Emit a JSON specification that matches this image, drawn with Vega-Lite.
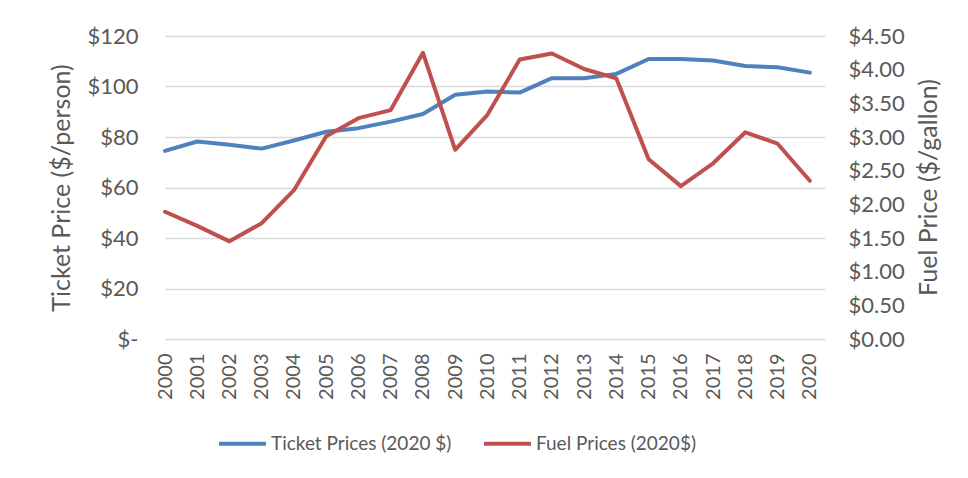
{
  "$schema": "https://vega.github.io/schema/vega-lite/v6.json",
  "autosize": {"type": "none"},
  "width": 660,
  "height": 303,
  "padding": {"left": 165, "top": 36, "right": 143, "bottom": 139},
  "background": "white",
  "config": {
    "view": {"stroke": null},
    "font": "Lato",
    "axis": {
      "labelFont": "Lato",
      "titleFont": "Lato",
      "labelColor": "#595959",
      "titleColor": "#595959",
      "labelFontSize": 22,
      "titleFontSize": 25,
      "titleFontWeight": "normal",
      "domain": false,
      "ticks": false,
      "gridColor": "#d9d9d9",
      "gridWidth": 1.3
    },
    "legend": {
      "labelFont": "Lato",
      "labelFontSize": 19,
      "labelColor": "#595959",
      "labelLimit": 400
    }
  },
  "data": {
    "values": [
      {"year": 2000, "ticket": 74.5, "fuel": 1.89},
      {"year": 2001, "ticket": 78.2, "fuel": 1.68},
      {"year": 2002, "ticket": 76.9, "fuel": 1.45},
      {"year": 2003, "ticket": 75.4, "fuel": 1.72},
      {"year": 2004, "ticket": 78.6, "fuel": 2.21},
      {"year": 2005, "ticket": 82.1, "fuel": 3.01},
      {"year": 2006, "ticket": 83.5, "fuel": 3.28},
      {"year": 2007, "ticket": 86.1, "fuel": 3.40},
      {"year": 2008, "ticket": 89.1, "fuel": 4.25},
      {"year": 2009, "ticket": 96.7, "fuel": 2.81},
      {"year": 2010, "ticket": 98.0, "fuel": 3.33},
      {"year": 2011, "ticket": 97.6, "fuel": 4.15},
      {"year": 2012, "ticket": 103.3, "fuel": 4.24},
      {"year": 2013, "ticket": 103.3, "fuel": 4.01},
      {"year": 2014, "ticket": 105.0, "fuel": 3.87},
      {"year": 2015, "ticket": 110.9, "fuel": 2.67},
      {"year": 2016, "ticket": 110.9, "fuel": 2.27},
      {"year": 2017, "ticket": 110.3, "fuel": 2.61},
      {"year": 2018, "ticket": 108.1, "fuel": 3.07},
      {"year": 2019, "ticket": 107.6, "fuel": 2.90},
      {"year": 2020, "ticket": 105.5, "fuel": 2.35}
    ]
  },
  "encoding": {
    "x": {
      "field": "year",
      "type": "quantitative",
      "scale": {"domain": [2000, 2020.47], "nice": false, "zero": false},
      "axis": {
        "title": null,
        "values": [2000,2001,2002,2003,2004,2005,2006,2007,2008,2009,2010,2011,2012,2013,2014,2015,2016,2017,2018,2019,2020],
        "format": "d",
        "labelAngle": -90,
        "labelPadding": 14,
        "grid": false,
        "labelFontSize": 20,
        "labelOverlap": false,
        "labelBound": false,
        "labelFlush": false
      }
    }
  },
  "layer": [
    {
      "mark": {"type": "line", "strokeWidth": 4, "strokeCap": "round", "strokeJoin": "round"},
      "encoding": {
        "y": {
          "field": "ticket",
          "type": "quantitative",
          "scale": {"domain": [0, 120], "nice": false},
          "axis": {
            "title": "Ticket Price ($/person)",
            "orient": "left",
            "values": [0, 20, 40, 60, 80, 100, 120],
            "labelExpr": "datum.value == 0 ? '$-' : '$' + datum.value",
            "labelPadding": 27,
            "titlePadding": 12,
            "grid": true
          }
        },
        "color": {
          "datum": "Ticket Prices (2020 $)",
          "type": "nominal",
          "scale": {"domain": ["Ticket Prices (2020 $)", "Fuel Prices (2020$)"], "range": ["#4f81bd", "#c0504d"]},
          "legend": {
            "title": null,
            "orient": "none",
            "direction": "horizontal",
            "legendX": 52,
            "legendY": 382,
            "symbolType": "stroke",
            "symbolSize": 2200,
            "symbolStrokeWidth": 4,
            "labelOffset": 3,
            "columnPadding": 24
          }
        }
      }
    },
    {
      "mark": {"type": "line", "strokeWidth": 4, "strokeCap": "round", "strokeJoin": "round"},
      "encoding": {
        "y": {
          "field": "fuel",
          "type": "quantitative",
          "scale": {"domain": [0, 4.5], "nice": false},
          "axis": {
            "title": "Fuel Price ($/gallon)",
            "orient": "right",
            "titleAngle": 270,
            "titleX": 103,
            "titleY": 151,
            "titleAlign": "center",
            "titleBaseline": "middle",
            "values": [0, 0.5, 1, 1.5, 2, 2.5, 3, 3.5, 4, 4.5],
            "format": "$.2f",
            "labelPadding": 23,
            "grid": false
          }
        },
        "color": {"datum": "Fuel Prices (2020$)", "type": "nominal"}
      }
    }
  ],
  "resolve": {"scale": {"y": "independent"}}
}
■ ■ ■
**What you need to do**: Reproduce each line word for word and drop the pictures.

**Answer to this exercise**:
Emit a JSON specification that matches this image, drawn with Vega-Lite.
{
  "$schema": "https://vega.github.io/schema/vega-lite/v6.json",
  "autosize": {"type": "none"},
  "width": 660,
  "height": 303,
  "padding": {"left": 165, "top": 36, "right": 143, "bottom": 139},
  "background": "white",
  "config": {
    "view": {"stroke": null},
    "font": "Lato",
    "axis": {
      "labelFont": "Lato",
      "titleFont": "Lato",
      "labelColor": "#595959",
      "titleColor": "#595959",
      "labelFontSize": 22,
      "titleFontSize": 25,
      "titleFontWeight": "normal",
      "domain": false,
      "ticks": false,
      "gridColor": "#d9d9d9",
      "gridWidth": 1.3
    },
    "legend": {
      "labelFont": "Lato",
      "labelFontSize": 19,
      "labelColor": "#595959",
      "labelLimit": 400
    }
  },
  "data": {
    "values": [
      {"year": 2000, "ticket": 74.5, "fuel": 1.89},
      {"year": 2001, "ticket": 78.2, "fuel": 1.68},
      {"year": 2002, "ticket": 76.9, "fuel": 1.45},
      {"year": 2003, "ticket": 75.4, "fuel": 1.72},
      {"year": 2004, "ticket": 78.6, "fuel": 2.21},
      {"year": 2005, "ticket": 82.1, "fuel": 3.01},
      {"year": 2006, "ticket": 83.5, "fuel": 3.28},
      {"year": 2007, "ticket": 86.1, "fuel": 3.40},
      {"year": 2008, "ticket": 89.1, "fuel": 4.25},
      {"year": 2009, "ticket": 96.7, "fuel": 2.81},
      {"year": 2010, "ticket": 98.0, "fuel": 3.33},
      {"year": 2011, "ticket": 97.6, "fuel": 4.15},
      {"year": 2012, "ticket": 103.3, "fuel": 4.24},
      {"year": 2013, "ticket": 103.3, "fuel": 4.01},
      {"year": 2014, "ticket": 105.0, "fuel": 3.87},
      {"year": 2015, "ticket": 110.9, "fuel": 2.67},
      {"year": 2016, "ticket": 110.9, "fuel": 2.27},
      {"year": 2017, "ticket": 110.3, "fuel": 2.61},
      {"year": 2018, "ticket": 108.1, "fuel": 3.07},
      {"year": 2019, "ticket": 107.6, "fuel": 2.90},
      {"year": 2020, "ticket": 105.5, "fuel": 2.35}
    ]
  },
  "encoding": {
    "x": {
      "field": "year",
      "type": "quantitative",
      "scale": {"domain": [2000, 2020.47], "nice": false, "zero": false},
      "axis": {
        "title": null,
        "values": [2000,2001,2002,2003,2004,2005,2006,2007,2008,2009,2010,2011,2012,2013,2014,2015,2016,2017,2018,2019,2020],
        "format": "d",
        "labelAngle": -90,
        "labelPadding": 14,
        "grid": false,
        "labelFontSize": 20,
        "labelOverlap": false,
        "labelBound": false,
        "labelFlush": false
      }
    }
  },
  "layer": [
    {
      "mark": {"type": "line", "strokeWidth": 4, "strokeCap": "round", "strokeJoin": "round"},
      "encoding": {
        "y": {
          "field": "ticket",
          "type": "quantitative",
          "scale": {"domain": [0, 120], "nice": false},
          "axis": {
            "title": "Ticket Price ($/person)",
            "orient": "left",
            "values": [0, 20, 40, 60, 80, 100, 120],
            "labelExpr": "datum.value == 0 ? '$-' : '$' + datum.value",
            "labelPadding": 27,
            "titlePadding": 12,
            "grid": true
          }
        },
        "color": {
          "datum": "Ticket Prices (2020 $)",
          "type": "nominal",
          "scale": {"domain": ["Ticket Prices (2020 $)", "Fuel Prices (2020$)"], "range": ["#4f81bd", "#c0504d"]},
          "legend": {
            "title": null,
            "orient": "none",
            "direction": "horizontal",
            "legendX": 52,
            "legendY": 382,
            "symbolType": "stroke",
            "symbolSize": 2200,
            "symbolStrokeWidth": 4,
            "labelOffset": 3,
            "columnPadding": 24
          }
        }
      }
    },
    {
      "mark": {"type": "line", "strokeWidth": 4, "strokeCap": "round", "strokeJoin": "round"},
      "encoding": {
        "y": {
          "field": "fuel",
          "type": "quantitative",
          "scale": {"domain": [0, 4.5], "nice": false},
          "axis": {
            "title": "Fuel Price ($/gallon)",
            "orient": "right",
            "titleAngle": 270,
            "titleX": 103,
            "titleY": 151,
            "titleAlign": "center",
            "titleBaseline": "middle",
            "values": [0, 0.5, 1, 1.5, 2, 2.5, 3, 3.5, 4, 4.5],
            "format": "$.2f",
            "labelPadding": 23,
            "grid": false
          }
        },
        "color": {"datum": "Fuel Prices (2020$)", "type": "nominal"}
      }
    }
  ],
  "resolve": {"scale": {"y": "independent"}}
}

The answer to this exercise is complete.